On the New Yorker’s ‘EDS doctor’ story

A fascinating tale in the New Yorker: Michael Holick, a medical researcher and doctor at the Boston University, Massachusetts, has been finding that many American families that have had their babies taken away from them because State Services suspected abuse are in fact up against a little-known disease, called hypermobile Ehler-Danlos syndrome (EDS). The story typically goes like: family finds bruises on baby, rushes to doctor, doctor finds other bruises all together consistent with abuse, notifies state, State Services separates family and baby with emergency order, baby given to custody of guardian, case goes to trial.

Enter Holick, who, with his hypermobile EDS diagnosis, gives stranded families a new way to deal with an already difficult problem. But it’s not so straightforward. For one, Holick’s ideas are not supported by the scientific literature (nor by people known to have EDS, although this is not directly written in the story). For another, he diagnoses the babies at a rate inconsistent with the affliction’s known prevalence. For a third, he diagnoses babies of hypermobile EDS without seeing them first. In fact, as with most New Yorker stories, a summary is only going to diminish the journey of discovery necessary to understand the story in its fullness, so please go ahead and read it.

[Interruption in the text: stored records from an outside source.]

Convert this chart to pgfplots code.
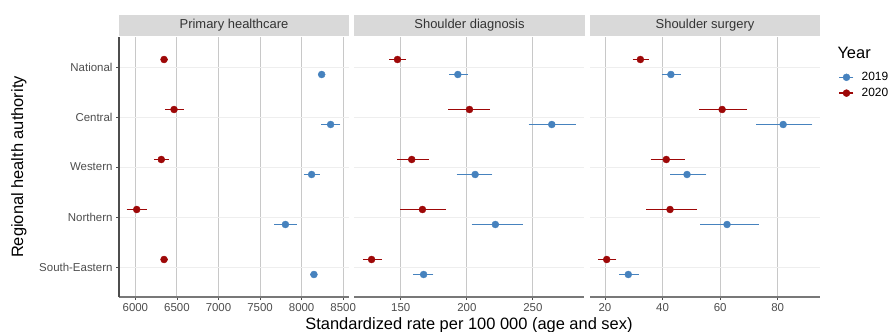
\documentclass[border=0pt]{standalone}
\usepackage{pgfplots}
\pgfplotsset{compat=1.18}
\usepackage{pgfplotstable}
\usepackage{fontspec}
\setmainfont{Liberation Sans}
\definecolor{c19}{RGB}{70,130,190}
\definecolor{c20}{RGB}{158,8,8}
\definecolor{stripc}{RGB}{217,217,217}
\definecolor{tickgray}{RGB}{77,77,77}
\definecolor{botgray}{RGB}{120,120,120}
\definecolor{vgrid}{RGB}{200,200,200}
\definecolor{hgrid}{RGB}{238,238,238}

% Primary healthcare
\pgfplotstableread{
y x lo hi
5.15 6345 6330 6360
4.15 6465 6380 6553
3.15 6312 6250 6374
2.15 6016 5920 6112
1.15 6345 6330 6360
}\phA
\pgfplotstableread{
y x lo hi
4.85 8241 8226 8256
3.85 8349 8260 8440
2.85 8120 8052 8189
1.85 7805 7699 7912
0.85 8148 8133 8163
}\phB
% Shoulder diagnosis
\pgfplotstableread{
y x lo hi
5.15 147.5 143.0 152.3
4.15 202.0 187.7 215.8
3.15 158.3 149.0 169.6
2.15 166.4 151.3 182.7
1.15 127.9 122.9 134.2
}\sdA
\pgfplotstableread{
y x lo hi
4.85 193.2 188.2 199.0
3.85 264.3 248.5 280.6
2.85 206.3 194.0 217.7
1.85 221.6 205.3 240.5
0.85 167.3 161.0 173.1
}\sdB
% Shoulder surgery
\pgfplotstableread{
y x lo hi
5.15 32.3 30.4 34.4
4.15 60.7 53.6 68.6
3.15 41.3 36.6 47.0
2.15 42.6 35.1 51.1
1.15 20.6 18.3 23.2
}\ssA
\pgfplotstableread{
y x lo hi
4.85 42.9 40.5 45.6
3.85 81.9 73.3 91.3
2.85 48.5 43.4 54.5
1.85 62.4 53.8 72.7
0.85 28.1 25.8 31.0
}\ssB

\pgfplotsset{
  facet/.style={
    scale only axis, width=230bp, height=260bp,
    ymin=0.4, ymax=5.6, ytick={1,2,3,4,5},
    axis lines*=left,
    x axis line style={-, draw=botgray, line width=1.7bp},
    y axis line style={-, draw=tickgray, line width=1.1bp},
    tick align=outside, major tick length=3bp,
    tick style={draw=tickgray, line width=0.8bp},
    xmajorgrids, ymajorgrids,
    x grid style={vgrid, line width=0.9bp},
    y grid style={hgrid, line width=0.9bp},
    ticklabel style={font=\fontsize{11.5}{13}\selectfont, text=tickgray},
    /pgf/number format/assume math mode=true,
    /pgf/number format/set thousands separator={},
    clip=false,
  },
  ptA/.style={only marks, mark=*, mark size=3.5bp, draw=c19, fill=c19,
    error bars/.cd, x dir=both, x explicit,
    error bar style={draw=c19, line width=1.3bp},
    error mark options={draw=c19, mark size=2.2bp, line width=1.1bp}},
  ptB/.style={only marks, mark=*, mark size=3.5bp, draw=c20, fill=c20,
    error bars/.cd, x dir=both, x explicit,
    error bar style={draw=c20, line width=1.3bp},
    error mark options={draw=c20, mark size=2.2bp, line width=1.1bp}},
  legend image code/.code={
    \draw[#1, mark=none, line width=1.3bp] (-7bp,0bp) -- (7bp,0bp);
    \draw[#1, only marks] plot coordinates {(0bp,0bp)};
    \path (13bp,0bp);
  },
}

\begin{document}
\begin{tikzpicture}
\useasboundingbox (0bp,0bp) rectangle (894bp,332bp);

% strips
\fill[stripc] (119bp,296bp) rectangle (349bp,317bp);
\fill[stripc] (354bp,296bp) rectangle (585bp,317bp);
\fill[stripc] (590bp,296bp) rectangle (820bp,317bp);
\node[font=\fontsize{13}{15}\selectfont, text=black!80] at (234bp,306.5bp) {Primary healthcare};
\node[font=\fontsize{13}{15}\selectfont, text=black!80] at (469.5bp,306.5bp) {Shoulder diagnosis};
\node[font=\fontsize{13}{15}\selectfont, text=black!80] at (705bp,306.5bp) {Shoulder surgery};

\begin{axis}[facet, at={(119bp,35bp)}, anchor=south west,
  xmin=5803, xmax=8570, xtick={6000,6500,7000,7500,8000,8500},
  yticklabels={South-Eastern,Northern,Western,Central,National},
  ylabel={Regional health authority},
  ylabel style={at={(axis description cs:-0.435,0.5)}, anchor=center, font=\fontsize{16.5}{18}\selectfont},
]
\addplot[ptA] table[x=x, y=y, x error plus expr=\thisrow{hi}-\thisrow{x}, x error minus expr=\thisrow{x}-\thisrow{lo}] {\phB};
\addplot[ptB] table[x=x, y=y, x error plus expr=\thisrow{hi}-\thisrow{x}, x error minus expr=\thisrow{x}-\thisrow{lo}] {\phA};
\end{axis}

\begin{axis}[facet, at={(354bp,35bp)}, anchor=south west,
  xmin=114.6, xmax=288.7, xtick={150,200,250},
  yticklabels={}, y axis line style={draw=none}, ytick style={draw=none},
  xlabel={Standardized rate per 100 000 (age and sex)},
  xlabel style={at={(axis description cs:0.5,-0.110)}, anchor=center, font=\fontsize{16.5}{18}\selectfont},
]
\addplot[ptA] table[x=x, y=y, x error plus expr=\thisrow{hi}-\thisrow{x}, x error minus expr=\thisrow{x}-\thisrow{lo}] {\sdB};
\addplot[ptB] table[x=x, y=y, x error plus expr=\thisrow{hi}-\thisrow{x}, x error minus expr=\thisrow{x}-\thisrow{lo}] {\sdA};
\end{axis}

\begin{axis}[facet, at={(590bp,35bp)}, anchor=south west,
  xmin=14.8, xmax=94.7, xtick={20,40,60,80},
  yticklabels={}, y axis line style={draw=none}, ytick style={draw=none},
  legend style={at={(axis description cs:1.068,0.88)}, anchor=north west,
    draw=none, fill=none, font=\fontsize{12}{14}\selectfont, row sep=2bp},
  legend cell align=left,
]
\addplot[ptA] table[x=x, y=y, x error plus expr=\thisrow{hi}-\thisrow{x}, x error minus expr=\thisrow{x}-\thisrow{lo}] {\ssB};
\addlegendentry{2019}
\addplot[ptB] table[x=x, y=y, x error plus expr=\thisrow{hi}-\thisrow{x}, x error minus expr=\thisrow{x}-\thisrow{lo}] {\ssA};
\addlegendentry{2020}
\end{axis}

\node[anchor=west, font=\fontsize{16.5}{18}\selectfont] at (834bp,279bp) {Year};
\end{tikzpicture}
\end{document}
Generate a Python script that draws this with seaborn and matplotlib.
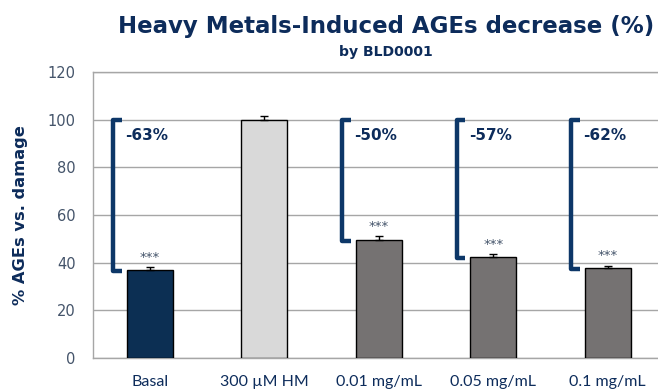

In the meantime – some of my notes after reading:

1. The New Yorker story seems to be missing details of whether the babies continued to bruise after they are returned to their parents’ custody. The story begins and ends with fractures that occur before Holick enters the families’ lives. It would be interesting to know if physical injuries, although not necessarily at the level of fracture, continued after as well.

2. It sounds to me like Holick’s research into hypermobile EDS is funded by families he has freed from the blame of child abuse using the explanation of hypermobile EDS. This is a severe conflict of interest. If this cycle was broken, and the donations from families redirected to a fund administered by scientists acting on the basis of empirical evidence, it would be interesting to see if Holick can convert some of his insights into usable data. He could also be disabused of his belief that the burden of proof is on others, not on him, when he has little proof himself (“He said that those who find fault with his views should … do studies of their own”).

2. Holick says that, before him, the conviction rate in child abuse cases used to be 100%, and after him, the rate dropped to about 90%. So in 10% of those cases, did the prosecution win the case despite Holick’s expert testimony? It would be interesting to find out more about these cases – especially if Holick was convinced that the babies had hypermobile EDS while the prosecution was able to prove that they didn’t, and that the babies had actually been abused. It could also highlight whether Holick holds an EDS conclusion before he has proof.

3. At one point in the story, a judge seems really impressed by Holick’s “172-page résumé”. I don’t know if the “résumé” here refers to Holick’s alternative explanation, in document form, of how a baby in question could have been injured or to his professional record. If it’s the latter, then it’s weird that it is 172 pages long: a résumé by definition is brief. The longer version is the curriculum vitae; although most people regularly use the two labels interchangeably, the New Yorker is also famous for its pedantry. So it’s reasonable to assume the judge was impressed by his alternative explanation – but I think the magazine should still clarify. Otherwise, it sounds like the judge is impressed by his CV and that’s never a good thing.

4. The aftermath of the 2014 interaction between Holick and Robert Sege is remarkable. To me, Holick’s reaction (that the hospital he works at expects him to “cease and desist”) gives away his insecurity about his position and his beliefs. I don’t think he’d have reacted this way if he’d had empirical evidence to back him up. The interaction also exemplifies the basis of his opponents’ vehemence: by not submitting to the traditional methods of medical enquiry, Holick is keeping the door open for potential medical malpractice, though it may not be deliberate. More importantly, if he gets just one diagnosis wrong in a trial that ends up compromised for it, things can get really bad really fastfor the baby.